◆ **Requirements**
Leave out all pictures. Return exactly the lines from the top of the material through the line containing "0.513, 0.502, 0.302];".

## begin Supplied material

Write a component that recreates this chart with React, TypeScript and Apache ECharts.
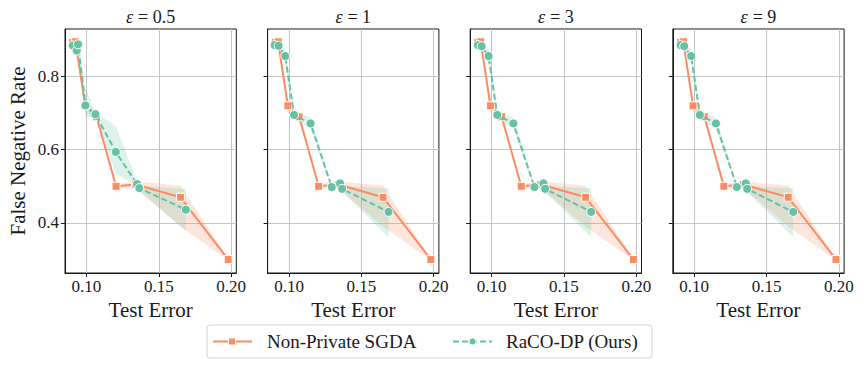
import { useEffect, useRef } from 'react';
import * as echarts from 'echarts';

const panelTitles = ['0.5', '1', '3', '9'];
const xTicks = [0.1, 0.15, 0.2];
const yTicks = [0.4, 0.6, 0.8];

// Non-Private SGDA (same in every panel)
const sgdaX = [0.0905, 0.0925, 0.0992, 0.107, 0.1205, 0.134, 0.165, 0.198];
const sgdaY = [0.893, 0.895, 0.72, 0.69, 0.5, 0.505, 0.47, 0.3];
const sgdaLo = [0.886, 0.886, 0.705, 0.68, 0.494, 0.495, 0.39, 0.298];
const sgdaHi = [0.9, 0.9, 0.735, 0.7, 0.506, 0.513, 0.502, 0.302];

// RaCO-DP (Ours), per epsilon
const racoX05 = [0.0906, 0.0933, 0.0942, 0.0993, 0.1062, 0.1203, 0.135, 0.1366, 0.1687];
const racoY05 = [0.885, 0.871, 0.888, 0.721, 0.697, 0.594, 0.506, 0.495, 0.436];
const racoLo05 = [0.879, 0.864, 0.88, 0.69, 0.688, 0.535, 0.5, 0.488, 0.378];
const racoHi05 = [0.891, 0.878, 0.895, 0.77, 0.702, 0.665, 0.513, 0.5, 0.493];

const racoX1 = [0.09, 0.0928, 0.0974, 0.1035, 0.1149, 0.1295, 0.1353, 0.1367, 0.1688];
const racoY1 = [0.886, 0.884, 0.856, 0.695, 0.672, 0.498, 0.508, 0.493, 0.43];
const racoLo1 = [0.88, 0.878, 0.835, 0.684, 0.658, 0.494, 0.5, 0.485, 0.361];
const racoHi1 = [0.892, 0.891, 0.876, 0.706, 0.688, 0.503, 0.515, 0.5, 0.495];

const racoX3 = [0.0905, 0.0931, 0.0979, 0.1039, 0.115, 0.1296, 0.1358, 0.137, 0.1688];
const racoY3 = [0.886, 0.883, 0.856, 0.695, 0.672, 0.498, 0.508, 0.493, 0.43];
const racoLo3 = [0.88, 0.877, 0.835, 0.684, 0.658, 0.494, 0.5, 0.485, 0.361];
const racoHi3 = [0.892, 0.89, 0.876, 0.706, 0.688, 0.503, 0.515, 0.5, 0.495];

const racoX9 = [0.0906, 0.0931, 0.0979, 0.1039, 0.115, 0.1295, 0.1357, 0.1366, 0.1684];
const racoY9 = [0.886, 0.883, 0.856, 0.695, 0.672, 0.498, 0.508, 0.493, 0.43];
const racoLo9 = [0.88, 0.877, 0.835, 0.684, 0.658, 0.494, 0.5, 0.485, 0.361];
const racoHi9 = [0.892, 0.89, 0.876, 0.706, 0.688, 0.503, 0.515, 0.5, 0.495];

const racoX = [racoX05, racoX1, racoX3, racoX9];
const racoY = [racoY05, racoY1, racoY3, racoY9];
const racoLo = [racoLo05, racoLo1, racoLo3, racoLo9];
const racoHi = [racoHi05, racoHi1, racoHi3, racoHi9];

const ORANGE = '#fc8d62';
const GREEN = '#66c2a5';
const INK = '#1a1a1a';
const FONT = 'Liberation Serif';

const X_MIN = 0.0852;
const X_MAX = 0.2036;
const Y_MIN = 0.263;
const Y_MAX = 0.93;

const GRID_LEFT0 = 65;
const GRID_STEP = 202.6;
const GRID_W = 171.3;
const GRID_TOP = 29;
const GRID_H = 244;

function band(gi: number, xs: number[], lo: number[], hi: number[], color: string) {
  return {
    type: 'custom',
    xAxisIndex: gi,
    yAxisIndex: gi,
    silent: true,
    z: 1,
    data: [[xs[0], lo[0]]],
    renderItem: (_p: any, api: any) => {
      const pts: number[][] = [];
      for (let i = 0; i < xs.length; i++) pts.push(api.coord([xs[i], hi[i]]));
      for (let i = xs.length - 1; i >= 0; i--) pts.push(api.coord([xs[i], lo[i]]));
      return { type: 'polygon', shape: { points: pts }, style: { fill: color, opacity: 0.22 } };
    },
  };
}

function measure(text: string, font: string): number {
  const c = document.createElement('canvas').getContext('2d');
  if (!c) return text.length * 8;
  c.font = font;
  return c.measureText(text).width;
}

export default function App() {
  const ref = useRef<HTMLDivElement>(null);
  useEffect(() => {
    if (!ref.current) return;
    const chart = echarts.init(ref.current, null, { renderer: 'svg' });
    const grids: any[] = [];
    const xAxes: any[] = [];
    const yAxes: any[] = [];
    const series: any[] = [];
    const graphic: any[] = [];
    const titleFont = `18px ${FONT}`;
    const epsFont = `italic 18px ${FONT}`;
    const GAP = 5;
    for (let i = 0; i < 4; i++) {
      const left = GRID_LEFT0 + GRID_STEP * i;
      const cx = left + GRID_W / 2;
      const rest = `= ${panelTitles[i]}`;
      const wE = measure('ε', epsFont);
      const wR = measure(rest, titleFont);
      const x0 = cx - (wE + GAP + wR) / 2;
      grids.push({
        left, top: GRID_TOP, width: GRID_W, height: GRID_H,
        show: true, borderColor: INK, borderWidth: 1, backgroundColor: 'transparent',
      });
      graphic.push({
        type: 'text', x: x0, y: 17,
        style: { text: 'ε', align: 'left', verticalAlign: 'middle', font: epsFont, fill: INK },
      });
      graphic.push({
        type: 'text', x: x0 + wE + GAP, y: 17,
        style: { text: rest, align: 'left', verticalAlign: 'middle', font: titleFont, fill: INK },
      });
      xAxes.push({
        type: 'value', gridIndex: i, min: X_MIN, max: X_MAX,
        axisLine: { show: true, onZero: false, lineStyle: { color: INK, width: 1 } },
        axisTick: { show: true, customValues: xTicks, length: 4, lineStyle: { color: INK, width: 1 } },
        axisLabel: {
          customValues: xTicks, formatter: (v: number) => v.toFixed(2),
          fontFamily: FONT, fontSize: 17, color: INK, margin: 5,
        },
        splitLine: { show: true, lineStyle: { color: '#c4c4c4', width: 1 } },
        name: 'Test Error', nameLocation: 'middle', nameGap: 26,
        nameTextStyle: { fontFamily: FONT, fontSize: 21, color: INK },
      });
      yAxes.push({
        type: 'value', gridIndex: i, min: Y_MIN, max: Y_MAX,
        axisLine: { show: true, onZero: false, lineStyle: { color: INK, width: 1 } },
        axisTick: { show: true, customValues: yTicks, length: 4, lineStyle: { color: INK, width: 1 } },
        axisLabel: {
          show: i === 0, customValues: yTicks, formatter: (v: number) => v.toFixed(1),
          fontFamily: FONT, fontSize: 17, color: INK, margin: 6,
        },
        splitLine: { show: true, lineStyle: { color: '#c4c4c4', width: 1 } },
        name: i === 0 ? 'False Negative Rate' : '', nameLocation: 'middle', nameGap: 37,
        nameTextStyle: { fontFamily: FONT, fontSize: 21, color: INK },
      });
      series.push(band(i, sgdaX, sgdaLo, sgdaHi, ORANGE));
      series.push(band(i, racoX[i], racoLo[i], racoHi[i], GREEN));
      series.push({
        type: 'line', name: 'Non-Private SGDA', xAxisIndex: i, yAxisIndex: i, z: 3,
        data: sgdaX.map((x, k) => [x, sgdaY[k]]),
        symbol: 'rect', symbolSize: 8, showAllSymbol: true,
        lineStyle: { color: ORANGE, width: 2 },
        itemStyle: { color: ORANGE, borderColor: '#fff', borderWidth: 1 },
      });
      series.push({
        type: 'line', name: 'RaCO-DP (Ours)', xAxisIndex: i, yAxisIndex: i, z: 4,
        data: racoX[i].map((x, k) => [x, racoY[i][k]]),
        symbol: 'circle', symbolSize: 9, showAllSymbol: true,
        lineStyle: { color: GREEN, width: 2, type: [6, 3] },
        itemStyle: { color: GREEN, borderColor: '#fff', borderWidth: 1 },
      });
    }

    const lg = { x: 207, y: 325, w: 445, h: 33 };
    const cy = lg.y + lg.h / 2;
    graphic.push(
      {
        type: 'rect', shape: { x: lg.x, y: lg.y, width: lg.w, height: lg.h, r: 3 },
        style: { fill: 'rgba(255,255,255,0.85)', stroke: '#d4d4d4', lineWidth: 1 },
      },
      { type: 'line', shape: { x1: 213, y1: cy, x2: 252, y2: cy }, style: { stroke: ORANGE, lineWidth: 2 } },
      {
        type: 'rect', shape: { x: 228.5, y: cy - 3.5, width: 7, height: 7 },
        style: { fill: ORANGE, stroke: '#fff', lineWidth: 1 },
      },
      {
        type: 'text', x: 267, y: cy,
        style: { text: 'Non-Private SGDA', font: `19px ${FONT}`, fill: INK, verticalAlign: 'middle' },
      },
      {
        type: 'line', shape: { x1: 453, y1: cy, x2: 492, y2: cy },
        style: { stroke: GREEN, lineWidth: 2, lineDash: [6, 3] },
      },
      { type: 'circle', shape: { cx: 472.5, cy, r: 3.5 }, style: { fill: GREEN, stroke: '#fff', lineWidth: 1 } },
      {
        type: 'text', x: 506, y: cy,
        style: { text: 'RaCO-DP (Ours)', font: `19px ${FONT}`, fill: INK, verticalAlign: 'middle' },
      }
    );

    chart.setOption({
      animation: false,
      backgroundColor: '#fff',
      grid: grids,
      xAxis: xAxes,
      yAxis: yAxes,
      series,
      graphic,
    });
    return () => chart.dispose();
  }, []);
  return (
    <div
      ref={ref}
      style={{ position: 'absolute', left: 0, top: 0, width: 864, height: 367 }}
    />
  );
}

## end Supplied material

◆ **Exercise result**
Write a component that recreates this chart with React, TypeScript and Apache ECharts.
import { useEffect, useRef } from 'react';
import * as echarts from 'echarts';

const panelTitles = ['0.5', '1', '3', '9'];
const xTicks = [0.1, 0.15, 0.2];
const yTicks = [0.4, 0.6, 0.8];

// Non-Private SGDA (same in every panel)
const sgdaX = [0.0905, 0.0925, 0.0992, 0.107, 0.1205, 0.134, 0.165, 0.198];
const sgdaY = [0.893, 0.895, 0.72, 0.69, 0.5, 0.505, 0.47, 0.3];
const sgdaLo = [0.886, 0.886, 0.705, 0.68, 0.494, 0.495, 0.39, 0.298];
const sgdaHi = [0.9, 0.9, 0.735, 0.7, 0.506, 0.513, 0.502, 0.302];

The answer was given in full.